# [Aim]
Pick out the lines containing "this".

------ Dataset rows ------

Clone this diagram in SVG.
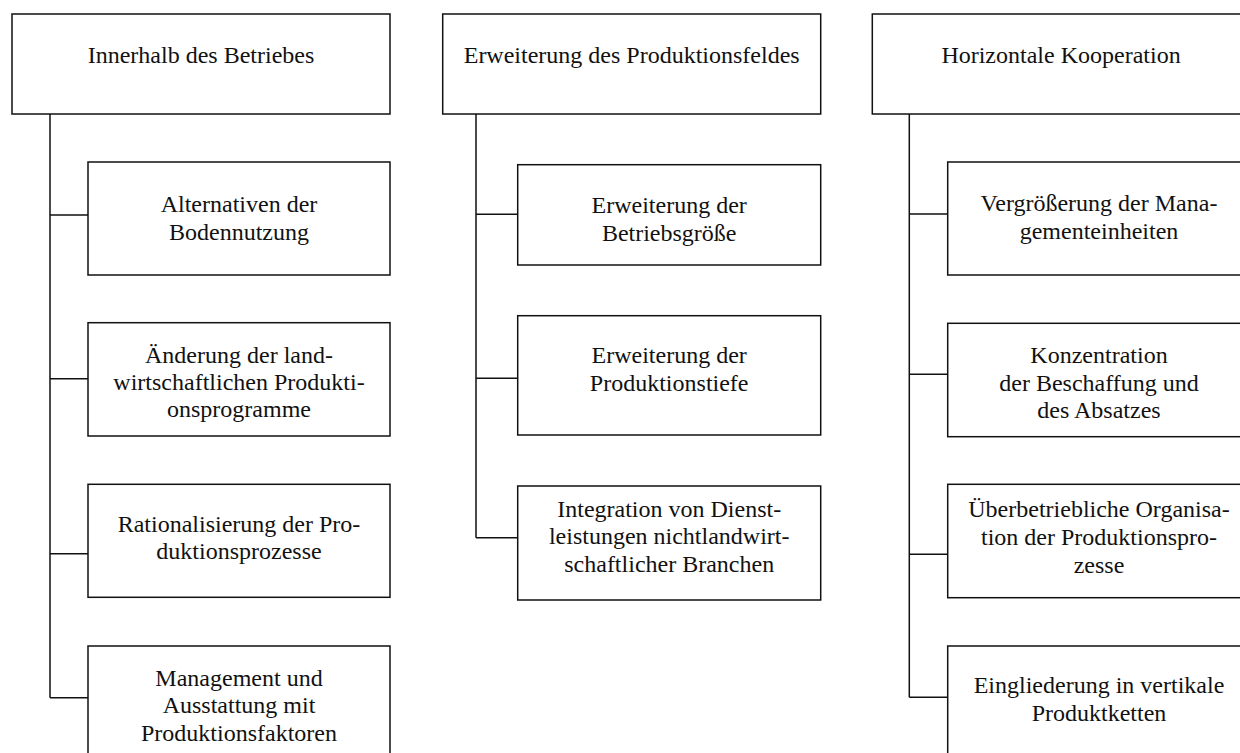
<svg xmlns="http://www.w3.org/2000/svg" width="1240" height="753" viewBox="0 0 1240 753">
<style>
.box{fill:#fff;stroke:#111;stroke-width:1.5}
.ln{fill:none;stroke:#111;stroke-width:1.5}
text{font-family:"Liberation Serif","Times New Roman",serif;font-size:24px;fill:#111;text-anchor:middle}
</style>
<rect width="1240" height="753" fill="#fff"/>
<g id="connectors">
<path class="ln" d="M50,114 V697.7 M50,215 H88 M50,378.7 H88 M50,553.7 H88 M50,697.7 H88"/>
<path class="ln" d="M476,114 V537.7 M476,214.3 H517.7 M476,378.3 H517.7 M476,537.7 H517.7"/>
<path class="ln" d="M909.3,114 V697.3 M909.3,214 H947.7 M909.3,374.3 H947.7 M909.3,554.3 H947.7 M909.3,697.3 H947.7"/>
</g>
<g id="n1">
<rect class="box" x="12" y="14" width="378" height="100"/>
<text x="201" y="63">Innerhalb des Betriebes</text>
</g>
<g id="n1a">
<rect class="box" x="88" y="162" width="302" height="113"/>
<text x="239" y="212">Alternativen der</text>
<text x="239" y="239.5">Bodennutzung</text>
</g>
<g id="n1b">
<rect class="box" x="88" y="322.7" width="302" height="113.3"/>
<text x="239" y="363">Änderung der land-</text>
<text x="239" y="390">wirtschaftlichen Produkti-</text>
<text x="239" y="417">onsprogramme</text>
</g>
<g id="n1c">
<rect class="box" x="88" y="484.3" width="302" height="113"/>
<text x="239" y="532">Rationalisierung der Pro-</text>
<text x="239" y="559">duktionsprozesse</text>
</g>
<g id="n1d">
<rect class="box" x="88" y="646" width="302" height="120"/>
<text x="239" y="686">Management und</text>
<text x="239" y="713.3">Ausstattung mit</text>
<text x="239" y="740.7">Produktionsfaktoren</text>
</g>
<g id="n2">
<rect class="box" x="442.7" y="14" width="378" height="100"/>
<text x="631.7" y="62.5">Erweiterung des Produktionsfeldes</text>
</g>
<g id="n2a">
<rect class="box" x="517.7" y="164.7" width="303" height="100.3"/>
<text x="669.2" y="213">Erweiterung der</text>
<text x="669.2" y="240.5">Betriebsgröße</text>
</g>
<g id="n2b">
<rect class="box" x="517.7" y="315.7" width="303" height="119.3"/>
<text x="669.2" y="363.3">Erweiterung der</text>
<text x="669.2" y="391">Produktionstiefe</text>
</g>
<g id="n2c">
<rect class="box" x="517.7" y="486" width="303" height="114"/>
<text x="669.2" y="516.7">Integration von Dienst-</text>
<text x="669.2" y="544">leistungen nichtlandwirt-</text>
<text x="669.2" y="571.7">schaftlicher Branchen</text>
</g>
<g id="n3">
<rect class="box" x="872.3" y="14" width="377.7" height="100"/>
<text x="1061" y="63">Horizontale Kooperation</text>
</g>
<g id="n3a">
<rect class="box" x="947.7" y="162" width="302.3" height="113"/>
<text x="1099" y="210.7">Vergrößerung der Mana-</text>
<text x="1099" y="239.3">gementeinheiten</text>
</g>
<g id="n3b">
<rect class="box" x="947.7" y="323.3" width="302.3" height="113.4"/>
<text x="1099" y="363.3">Konzentration</text>
<text x="1099" y="390.7">der Beschaffung und</text>
<text x="1099" y="417.7">des Absatzes</text>
</g>
<g id="n3c">
<rect class="box" x="947.7" y="484.3" width="302.3" height="113.4"/>
<text x="1099" y="517.3">Überbetriebliche Organisa-</text>
<text x="1099" y="545">tion der Produktionspro-</text>
<text x="1099" y="572.7">zesse</text>
</g>
<g id="n3d">
<rect class="box" x="947.7" y="646" width="302.3" height="120"/>
<text x="1099" y="693.3">Eingliederung in vertikale</text>
<text x="1099" y="721">Produktketten</text>
</g>
</svg>
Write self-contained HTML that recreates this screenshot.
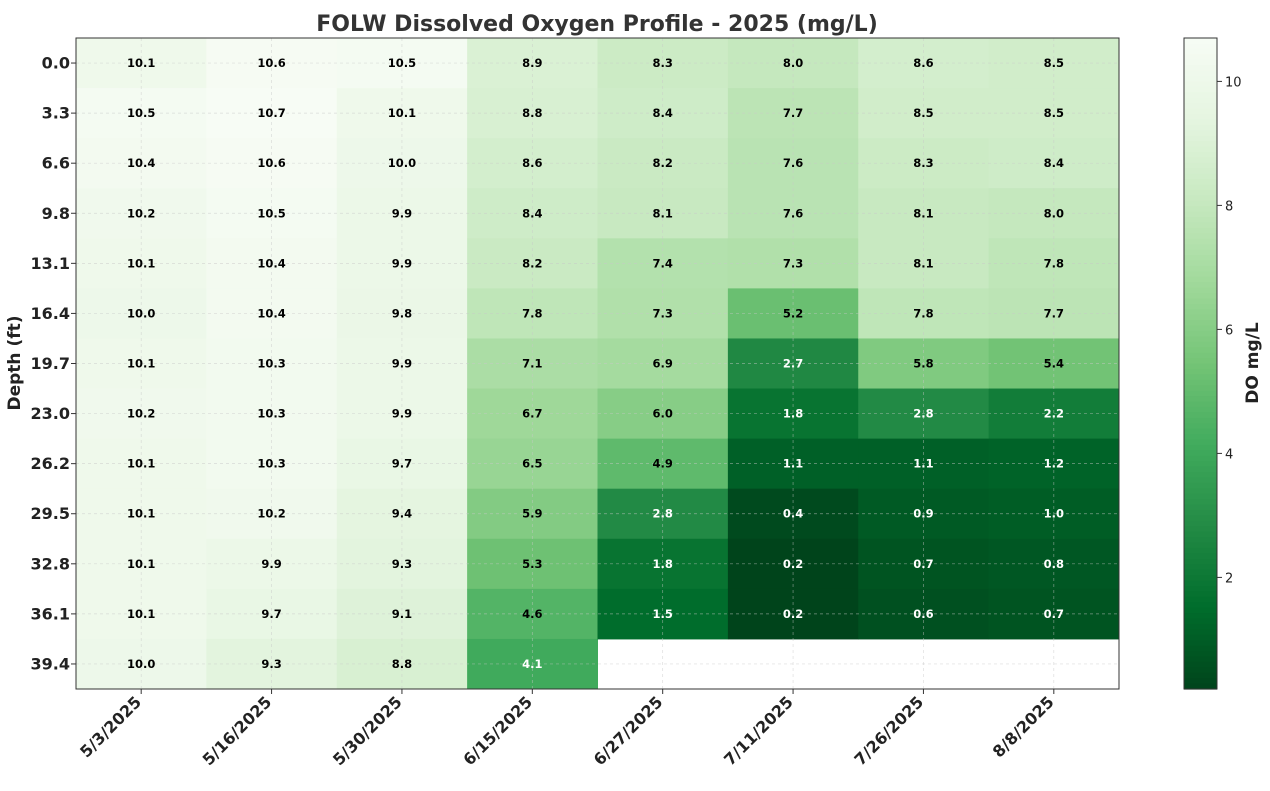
<!DOCTYPE html>
<html><head><meta charset="utf-8"><style>
body{margin:0;background:#fff;font-family:"Liberation Sans",sans-serif;}
svg text{font-family:"DejaVu Sans","Liberation Sans",sans-serif;}
</style></head><body>
<svg id="chart" width="1270" height="786" xmlns="http://www.w3.org/2000/svg">
<text x="597" y="31" text-anchor="middle" font-size="22" font-weight="bold" fill="#333">FOLW Dissolved Oxygen Profile - 2025 (mg/L)</text>
<g id="cells"></g><g id="grid"></g><g id="labels"></g><g id="axes"></g><g id="cbar"></g>
<text transform="translate(20,363) rotate(-90)" text-anchor="middle" font-size="17" font-weight="bold" fill="#222">Depth (ft)</text>
<text transform="translate(1258,363) rotate(-90)" text-anchor="middle" font-size="17" font-weight="bold" fill="#222">DO mg/L</text>
</svg>
<script>
const dates=["5/3/2025","5/16/2025","5/30/2025","6/15/2025","6/27/2025","7/11/2025","7/26/2025","8/8/2025"];
const depths=["0.0","3.3","6.6","9.8","13.1","16.4","19.7","23.0","26.2","29.5","32.8","36.1","39.4"];
const d0503=[10.1,10.5,10.4,10.2,10.1,10.0,10.1,10.2,10.1,10.1,10.1,10.1,10.0];
const d0516=[10.6,10.7,10.6,10.5,10.4,10.4,10.3,10.3,10.3,10.2,9.9,9.7,9.3];
const d0530=[10.5,10.1,10.0,9.9,9.9,9.8,9.9,9.9,9.7,9.4,9.3,9.1,8.8];
const d0615=[8.9,8.8,8.6,8.4,8.2,7.8,7.1,6.7,6.5,5.9,5.3,4.6,4.1];
const d0627=[8.3,8.4,8.2,8.1,7.4,7.3,6.9,6.0,4.9,2.8,1.8,1.5,null];
const d0711=[8.0,7.7,7.6,7.6,7.3,5.2,2.7,1.8,1.1,0.4,0.2,0.2,null];
const d0726=[8.6,8.5,8.3,8.1,8.1,7.8,5.8,2.8,1.1,0.9,0.7,0.6,null];
const d0808=[8.5,8.5,8.4,8.0,7.8,7.7,5.4,2.2,1.2,1.0,0.8,0.7,null];
const series=[d0503,d0516,d0530,d0615,d0627,d0711,d0726,d0808];
const cbTicks=[2,4,6,8,10];
const vmin=0.2,vmax=10.7;
const L=76,R=1119,T=38,B=689;
const cw=(R-L)/dates.length,ch=(B-T)/depths.length;
const xAt=i=>L+i*cw, yAt=j=>T+j*ch;
const stops=["#f7fcf5","#e5f5e0","#c7e9c0","#a1d99b","#74c476","#41ab5d","#238b45","#006d2c","#00441b"].map(h=>[1,3,5].map(k=>parseInt(h.substr(k,2),16)));
function color(v){let t=(v-vmin)/(vmax-vmin);t=Math.max(0,Math.min(1,t));t=1-t;const p=t*8,i=Math.min(7,Math.floor(p)),f=p-i;const c=stops[i].map((a,k)=>Math.round(a+(stops[i+1][k]-a)*f));return `rgb(${c})`;}
const NS="http://www.w3.org/2000/svg";
function mk(tag,attrs,parent,txt){const e=document.createElementNS(NS,tag);for(const k in attrs)e.setAttribute(k,attrs[k]);if(txt!==undefined)e.textContent=txt;document.getElementById(parent).appendChild(e);return e;}
series.forEach((col,i)=>col.forEach((v,j)=>{if(v===null)return;
const r=mk('rect',{x:xAt(i),y:yAt(j),width:cw+0.5,height:ch+0.5,fill:color(v)},'cells');


const t=mk('text',{x:xAt(i)+cw/2,y:yAt(j)+ch/2+4,'text-anchor':'middle','font-size':11.5,'font-weight':'bold',fill:v<4.3?'#fff':'#000'},'labels',v.toFixed(1));


}));
dates.forEach((d,i)=>{const x=xAt(i)+cw/2;
const g=mk('line',{x1:x,x2:x,y1:T,y2:B,stroke:'#c8c8c8','stroke-dasharray':'3,3','stroke-width':0.7,opacity:0.6},'grid');


mk('line',{x1:x,x2:x,y1:B,y2:B+5,stroke:'#333'},'axes');
const t=mk('text',{transform:`translate(${x+1},${B+14}) rotate(-45)`,'text-anchor':'end','font-size':16,'font-weight':'bold',fill:'#222'},'axes',d);

});
depths.forEach((d,j)=>{const y=yAt(j)+ch/2;
const g=mk('line',{x1:L,x2:R,y1:y,y2:y,stroke:'#c8c8c8','stroke-dasharray':'3,3','stroke-width':0.7,opacity:0.6},'grid');


mk('line',{x1:L-5,x2:L,y1:y,y2:y,stroke:'#333'},'axes');
const t=mk('text',{x:L-6,y:y+5.5,'text-anchor':'end','font-size':16,'font-weight':'bold',fill:'#222'},'axes',d);

});
mk('rect',{x:L,y:T,width:R-L,height:B-T,fill:'none',stroke:'#333','stroke-width':1},'axes');
const cx=1184,cwid=33,steps=120;
for(let k=0;k<steps;k++){const v=vmax-(k+0.5)*(vmax-vmin)/steps;mk('rect',{x:cx,y:T+k*(B-T)/steps,width:cwid,height:(B-T)/steps+0.6,fill:color(v)},'cbar');}
mk('rect',{x:cx,y:T,width:cwid,height:B-T,fill:'none',stroke:'#333'},'cbar');
const cy=v=>T+(vmax-v)/(vmax-vmin)*(B-T);
cbTicks.forEach(v=>{mk('line',{x1:cx+cwid,x2:cx+cwid+5,y1:cy(v),y2:cy(v),stroke:'#333'},'cbar');
const t=mk('text',{x:cx+cwid+8,y:cy(v)+5,'font-size':13,fill:'#222'},'cbar',String(v));

});
</script>
</body></html>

------

# [Task output]
Clone this diagram in SVG.
Write self-contained HTML that recreates this screenshot.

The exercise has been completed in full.